Exercise goal | Take every line from the first down to the line with "import * as" and set it down exactly, without the pictures.

===== Data section

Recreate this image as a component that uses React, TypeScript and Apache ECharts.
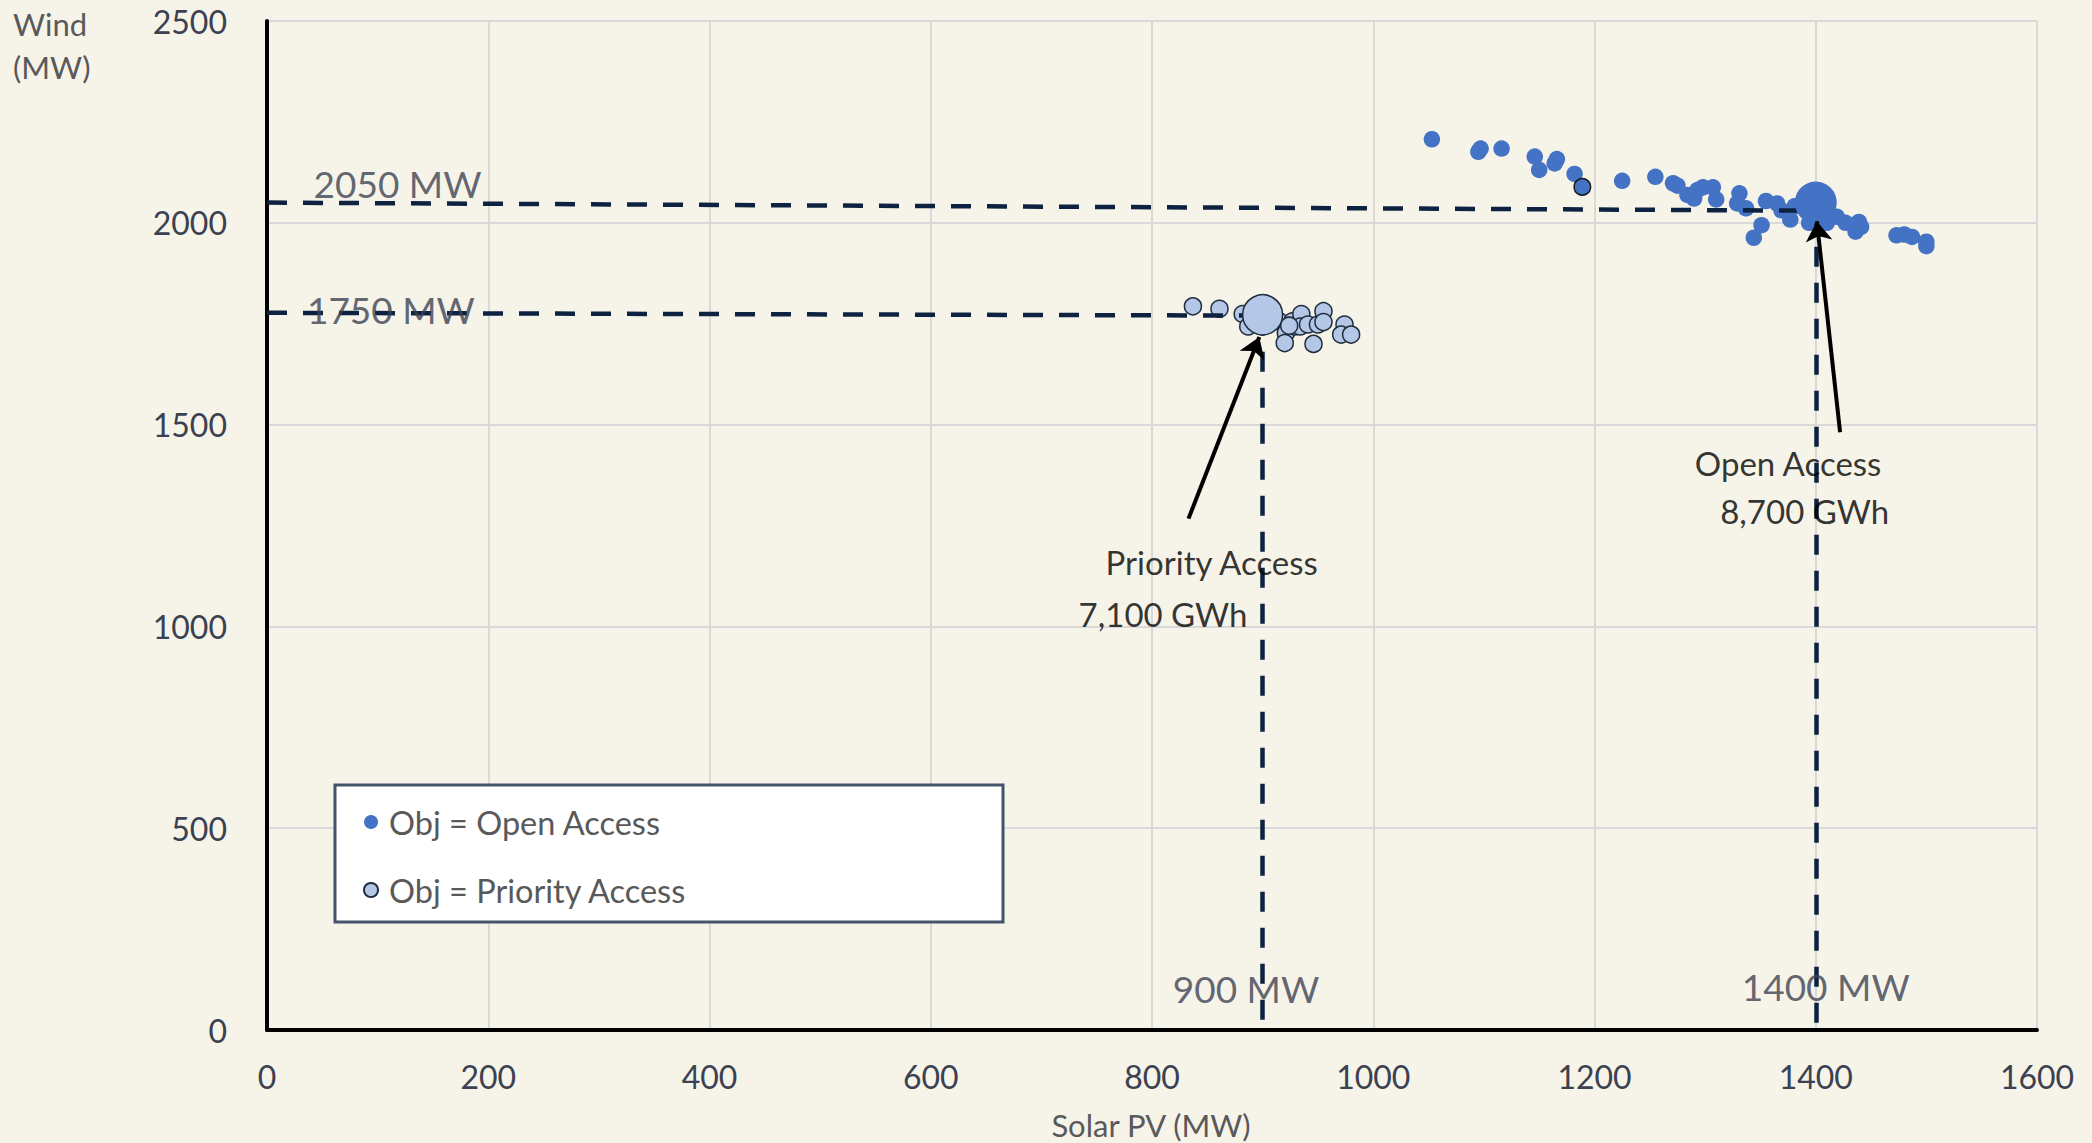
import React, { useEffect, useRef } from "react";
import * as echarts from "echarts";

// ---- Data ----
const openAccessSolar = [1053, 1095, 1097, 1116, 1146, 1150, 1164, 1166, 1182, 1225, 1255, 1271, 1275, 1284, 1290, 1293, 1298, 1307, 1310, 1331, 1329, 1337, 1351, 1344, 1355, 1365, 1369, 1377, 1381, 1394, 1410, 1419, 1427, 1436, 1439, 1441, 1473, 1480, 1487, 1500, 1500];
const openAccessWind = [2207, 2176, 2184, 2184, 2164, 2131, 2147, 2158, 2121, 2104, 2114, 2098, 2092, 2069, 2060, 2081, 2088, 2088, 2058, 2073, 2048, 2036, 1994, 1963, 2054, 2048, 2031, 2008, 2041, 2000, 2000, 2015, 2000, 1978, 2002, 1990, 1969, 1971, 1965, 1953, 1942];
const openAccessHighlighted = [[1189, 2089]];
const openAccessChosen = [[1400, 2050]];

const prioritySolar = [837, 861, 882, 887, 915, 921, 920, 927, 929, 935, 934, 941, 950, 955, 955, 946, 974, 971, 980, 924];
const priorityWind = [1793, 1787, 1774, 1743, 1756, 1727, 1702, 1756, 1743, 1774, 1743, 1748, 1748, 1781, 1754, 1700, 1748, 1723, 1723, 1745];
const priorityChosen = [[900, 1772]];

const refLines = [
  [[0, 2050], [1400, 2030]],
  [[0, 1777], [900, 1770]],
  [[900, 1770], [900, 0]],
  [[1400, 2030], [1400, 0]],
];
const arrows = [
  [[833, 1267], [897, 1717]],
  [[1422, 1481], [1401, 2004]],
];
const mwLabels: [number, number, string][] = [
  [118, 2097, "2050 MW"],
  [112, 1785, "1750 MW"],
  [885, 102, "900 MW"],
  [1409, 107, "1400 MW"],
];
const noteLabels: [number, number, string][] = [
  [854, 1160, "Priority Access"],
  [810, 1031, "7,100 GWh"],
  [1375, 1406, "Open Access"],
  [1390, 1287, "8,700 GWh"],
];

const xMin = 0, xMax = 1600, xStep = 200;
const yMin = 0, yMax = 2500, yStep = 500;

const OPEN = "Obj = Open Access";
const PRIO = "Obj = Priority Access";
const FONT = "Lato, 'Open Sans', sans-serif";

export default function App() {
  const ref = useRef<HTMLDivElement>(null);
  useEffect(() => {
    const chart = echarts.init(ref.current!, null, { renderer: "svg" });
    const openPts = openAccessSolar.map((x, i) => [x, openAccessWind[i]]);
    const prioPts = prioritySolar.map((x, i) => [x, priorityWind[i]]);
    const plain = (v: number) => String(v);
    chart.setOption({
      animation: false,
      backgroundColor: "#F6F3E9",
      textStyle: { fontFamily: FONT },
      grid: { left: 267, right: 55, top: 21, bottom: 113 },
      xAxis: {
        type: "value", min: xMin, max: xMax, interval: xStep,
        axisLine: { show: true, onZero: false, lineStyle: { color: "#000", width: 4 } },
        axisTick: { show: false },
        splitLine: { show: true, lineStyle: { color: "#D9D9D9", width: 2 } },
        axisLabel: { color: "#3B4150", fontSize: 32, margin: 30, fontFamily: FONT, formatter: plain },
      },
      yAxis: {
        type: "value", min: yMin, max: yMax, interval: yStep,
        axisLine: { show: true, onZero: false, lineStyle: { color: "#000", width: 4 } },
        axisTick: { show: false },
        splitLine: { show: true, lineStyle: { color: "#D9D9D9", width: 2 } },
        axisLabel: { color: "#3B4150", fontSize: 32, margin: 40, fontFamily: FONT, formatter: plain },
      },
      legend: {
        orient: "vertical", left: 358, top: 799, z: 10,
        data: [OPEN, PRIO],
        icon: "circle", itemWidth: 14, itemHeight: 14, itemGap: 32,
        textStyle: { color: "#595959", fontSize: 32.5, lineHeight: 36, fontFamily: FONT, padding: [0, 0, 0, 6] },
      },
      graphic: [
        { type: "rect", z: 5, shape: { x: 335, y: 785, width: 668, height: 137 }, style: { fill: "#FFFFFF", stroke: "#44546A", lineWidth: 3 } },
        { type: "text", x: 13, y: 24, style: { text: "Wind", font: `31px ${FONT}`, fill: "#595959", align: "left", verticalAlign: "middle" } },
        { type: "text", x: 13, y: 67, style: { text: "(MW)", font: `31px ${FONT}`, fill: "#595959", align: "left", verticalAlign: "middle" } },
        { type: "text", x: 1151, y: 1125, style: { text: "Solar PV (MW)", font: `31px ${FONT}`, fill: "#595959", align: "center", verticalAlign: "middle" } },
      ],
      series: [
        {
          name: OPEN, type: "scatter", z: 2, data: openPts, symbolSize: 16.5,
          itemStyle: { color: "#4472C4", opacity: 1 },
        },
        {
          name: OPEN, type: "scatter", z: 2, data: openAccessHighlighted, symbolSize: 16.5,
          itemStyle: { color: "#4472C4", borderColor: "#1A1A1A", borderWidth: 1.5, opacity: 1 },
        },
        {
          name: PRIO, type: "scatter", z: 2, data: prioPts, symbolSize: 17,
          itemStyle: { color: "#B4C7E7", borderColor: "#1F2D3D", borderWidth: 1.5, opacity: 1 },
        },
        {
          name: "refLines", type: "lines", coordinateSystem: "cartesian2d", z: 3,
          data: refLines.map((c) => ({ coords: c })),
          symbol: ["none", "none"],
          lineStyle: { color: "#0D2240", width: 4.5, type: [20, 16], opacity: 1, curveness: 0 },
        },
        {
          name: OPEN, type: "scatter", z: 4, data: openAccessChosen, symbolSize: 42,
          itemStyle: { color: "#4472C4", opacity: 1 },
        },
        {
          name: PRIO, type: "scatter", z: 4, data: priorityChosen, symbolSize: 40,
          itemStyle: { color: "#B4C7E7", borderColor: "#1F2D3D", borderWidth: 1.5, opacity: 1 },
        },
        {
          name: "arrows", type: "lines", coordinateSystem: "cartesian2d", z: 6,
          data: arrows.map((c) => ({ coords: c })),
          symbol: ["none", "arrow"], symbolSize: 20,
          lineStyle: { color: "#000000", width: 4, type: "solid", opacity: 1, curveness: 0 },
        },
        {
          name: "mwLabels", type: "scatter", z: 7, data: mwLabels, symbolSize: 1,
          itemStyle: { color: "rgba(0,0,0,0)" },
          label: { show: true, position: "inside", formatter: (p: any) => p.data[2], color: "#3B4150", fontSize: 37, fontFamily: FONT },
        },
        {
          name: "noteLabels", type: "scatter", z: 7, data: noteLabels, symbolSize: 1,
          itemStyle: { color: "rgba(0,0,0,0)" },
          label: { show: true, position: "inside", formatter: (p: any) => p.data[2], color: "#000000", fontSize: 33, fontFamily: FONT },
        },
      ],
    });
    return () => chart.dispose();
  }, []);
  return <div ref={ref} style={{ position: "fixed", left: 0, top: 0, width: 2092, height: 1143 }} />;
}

==========

The solution |
Recreate this image as a component that uses React, TypeScript and Apache ECharts.
import React, { useEffect, useRef } from "react";
import * as echarts from "echarts";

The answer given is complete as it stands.